SUPPLIED MATERIAL →
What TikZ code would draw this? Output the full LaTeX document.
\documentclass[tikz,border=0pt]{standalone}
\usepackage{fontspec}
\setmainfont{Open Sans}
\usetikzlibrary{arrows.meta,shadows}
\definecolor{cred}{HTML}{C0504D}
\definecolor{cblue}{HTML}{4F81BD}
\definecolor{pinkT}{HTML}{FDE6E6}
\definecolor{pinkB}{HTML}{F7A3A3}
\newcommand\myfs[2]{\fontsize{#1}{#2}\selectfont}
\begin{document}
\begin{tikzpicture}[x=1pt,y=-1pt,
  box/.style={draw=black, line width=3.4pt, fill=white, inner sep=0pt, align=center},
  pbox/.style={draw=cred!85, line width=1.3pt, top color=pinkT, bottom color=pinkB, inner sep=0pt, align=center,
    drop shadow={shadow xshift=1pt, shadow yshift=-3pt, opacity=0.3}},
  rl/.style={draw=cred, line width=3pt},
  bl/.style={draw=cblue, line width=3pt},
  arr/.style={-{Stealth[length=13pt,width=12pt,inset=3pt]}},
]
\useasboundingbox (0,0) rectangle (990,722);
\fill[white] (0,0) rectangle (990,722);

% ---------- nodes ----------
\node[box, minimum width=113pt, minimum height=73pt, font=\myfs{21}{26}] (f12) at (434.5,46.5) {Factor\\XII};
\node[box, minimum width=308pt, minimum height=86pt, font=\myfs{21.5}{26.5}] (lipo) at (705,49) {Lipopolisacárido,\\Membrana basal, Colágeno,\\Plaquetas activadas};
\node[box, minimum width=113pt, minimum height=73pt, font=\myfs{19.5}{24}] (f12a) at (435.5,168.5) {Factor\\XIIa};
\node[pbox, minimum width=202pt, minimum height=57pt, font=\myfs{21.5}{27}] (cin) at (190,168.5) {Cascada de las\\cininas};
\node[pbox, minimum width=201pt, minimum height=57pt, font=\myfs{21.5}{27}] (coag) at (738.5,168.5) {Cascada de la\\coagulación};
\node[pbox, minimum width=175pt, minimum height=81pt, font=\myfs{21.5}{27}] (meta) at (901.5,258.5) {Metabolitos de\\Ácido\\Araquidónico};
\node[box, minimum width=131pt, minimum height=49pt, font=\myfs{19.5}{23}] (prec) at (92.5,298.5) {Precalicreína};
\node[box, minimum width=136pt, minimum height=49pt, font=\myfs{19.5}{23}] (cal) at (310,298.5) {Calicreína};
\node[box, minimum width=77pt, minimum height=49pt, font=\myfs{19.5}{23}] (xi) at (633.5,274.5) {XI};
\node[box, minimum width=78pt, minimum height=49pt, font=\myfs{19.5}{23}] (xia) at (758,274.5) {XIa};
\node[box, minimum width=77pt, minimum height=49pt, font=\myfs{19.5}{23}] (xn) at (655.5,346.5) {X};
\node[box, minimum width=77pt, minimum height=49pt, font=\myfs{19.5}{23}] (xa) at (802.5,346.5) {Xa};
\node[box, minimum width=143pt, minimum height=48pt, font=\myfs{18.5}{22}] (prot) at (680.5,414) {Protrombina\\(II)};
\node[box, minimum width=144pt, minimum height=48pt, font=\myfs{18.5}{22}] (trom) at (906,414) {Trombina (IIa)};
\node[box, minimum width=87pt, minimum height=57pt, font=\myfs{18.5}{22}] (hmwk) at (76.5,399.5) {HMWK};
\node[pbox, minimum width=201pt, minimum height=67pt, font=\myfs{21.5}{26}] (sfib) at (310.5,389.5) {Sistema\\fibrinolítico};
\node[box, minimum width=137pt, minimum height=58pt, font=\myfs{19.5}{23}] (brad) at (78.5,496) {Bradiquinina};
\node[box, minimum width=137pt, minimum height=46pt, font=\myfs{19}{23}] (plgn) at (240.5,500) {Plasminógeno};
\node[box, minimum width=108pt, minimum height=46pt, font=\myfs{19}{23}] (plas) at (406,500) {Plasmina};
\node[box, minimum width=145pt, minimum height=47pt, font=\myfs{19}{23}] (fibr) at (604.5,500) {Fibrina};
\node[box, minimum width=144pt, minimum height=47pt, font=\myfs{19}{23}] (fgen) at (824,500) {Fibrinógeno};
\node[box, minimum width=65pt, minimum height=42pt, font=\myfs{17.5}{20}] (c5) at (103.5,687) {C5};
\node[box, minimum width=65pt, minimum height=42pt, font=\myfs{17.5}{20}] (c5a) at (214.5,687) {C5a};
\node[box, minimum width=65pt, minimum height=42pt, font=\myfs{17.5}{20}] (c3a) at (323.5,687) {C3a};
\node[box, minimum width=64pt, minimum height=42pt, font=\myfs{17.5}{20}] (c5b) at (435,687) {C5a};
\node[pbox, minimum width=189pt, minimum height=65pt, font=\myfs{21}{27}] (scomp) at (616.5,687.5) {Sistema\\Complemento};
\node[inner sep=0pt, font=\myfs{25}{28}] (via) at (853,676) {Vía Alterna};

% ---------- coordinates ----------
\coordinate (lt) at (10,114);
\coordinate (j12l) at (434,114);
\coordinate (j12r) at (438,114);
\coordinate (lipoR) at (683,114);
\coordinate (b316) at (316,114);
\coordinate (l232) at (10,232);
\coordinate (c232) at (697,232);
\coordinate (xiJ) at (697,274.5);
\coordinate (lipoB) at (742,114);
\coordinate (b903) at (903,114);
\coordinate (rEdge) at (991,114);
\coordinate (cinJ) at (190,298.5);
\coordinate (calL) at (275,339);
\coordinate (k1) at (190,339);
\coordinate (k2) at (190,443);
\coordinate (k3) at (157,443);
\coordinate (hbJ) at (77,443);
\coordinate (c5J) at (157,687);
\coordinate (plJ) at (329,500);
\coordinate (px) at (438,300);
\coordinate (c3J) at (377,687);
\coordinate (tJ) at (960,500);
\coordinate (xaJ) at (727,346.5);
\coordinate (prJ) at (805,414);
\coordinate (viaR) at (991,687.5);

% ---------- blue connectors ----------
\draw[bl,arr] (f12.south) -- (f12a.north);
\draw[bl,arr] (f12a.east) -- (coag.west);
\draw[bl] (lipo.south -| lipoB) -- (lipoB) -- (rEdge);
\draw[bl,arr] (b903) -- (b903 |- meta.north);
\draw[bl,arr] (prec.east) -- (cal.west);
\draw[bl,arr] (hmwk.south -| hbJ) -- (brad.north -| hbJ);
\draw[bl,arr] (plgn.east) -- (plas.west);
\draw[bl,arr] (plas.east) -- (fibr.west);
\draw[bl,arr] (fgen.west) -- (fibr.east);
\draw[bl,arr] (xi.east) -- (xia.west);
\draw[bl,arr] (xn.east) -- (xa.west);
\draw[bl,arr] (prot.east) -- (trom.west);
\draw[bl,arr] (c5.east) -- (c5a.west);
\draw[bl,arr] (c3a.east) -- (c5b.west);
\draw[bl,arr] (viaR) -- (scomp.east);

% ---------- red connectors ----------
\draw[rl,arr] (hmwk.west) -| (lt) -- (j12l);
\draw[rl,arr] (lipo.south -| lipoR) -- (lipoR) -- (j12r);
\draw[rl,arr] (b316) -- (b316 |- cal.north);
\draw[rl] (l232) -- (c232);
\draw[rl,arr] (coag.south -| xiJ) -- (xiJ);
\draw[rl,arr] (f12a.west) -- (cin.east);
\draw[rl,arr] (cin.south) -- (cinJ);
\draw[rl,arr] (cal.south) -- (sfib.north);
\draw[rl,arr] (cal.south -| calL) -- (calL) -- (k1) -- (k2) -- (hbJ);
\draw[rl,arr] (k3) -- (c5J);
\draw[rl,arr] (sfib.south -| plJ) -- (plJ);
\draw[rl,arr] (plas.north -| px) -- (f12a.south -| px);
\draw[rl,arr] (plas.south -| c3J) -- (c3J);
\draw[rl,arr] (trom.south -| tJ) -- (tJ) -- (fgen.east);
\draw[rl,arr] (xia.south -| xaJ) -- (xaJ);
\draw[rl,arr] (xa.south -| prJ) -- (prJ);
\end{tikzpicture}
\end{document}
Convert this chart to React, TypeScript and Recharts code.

DIRECTIONS FOR THIS TASK → Each line containing "code" counts once; state the total number of such lines and nothing else.

ANSWER FOR THIS EXERCISE → 2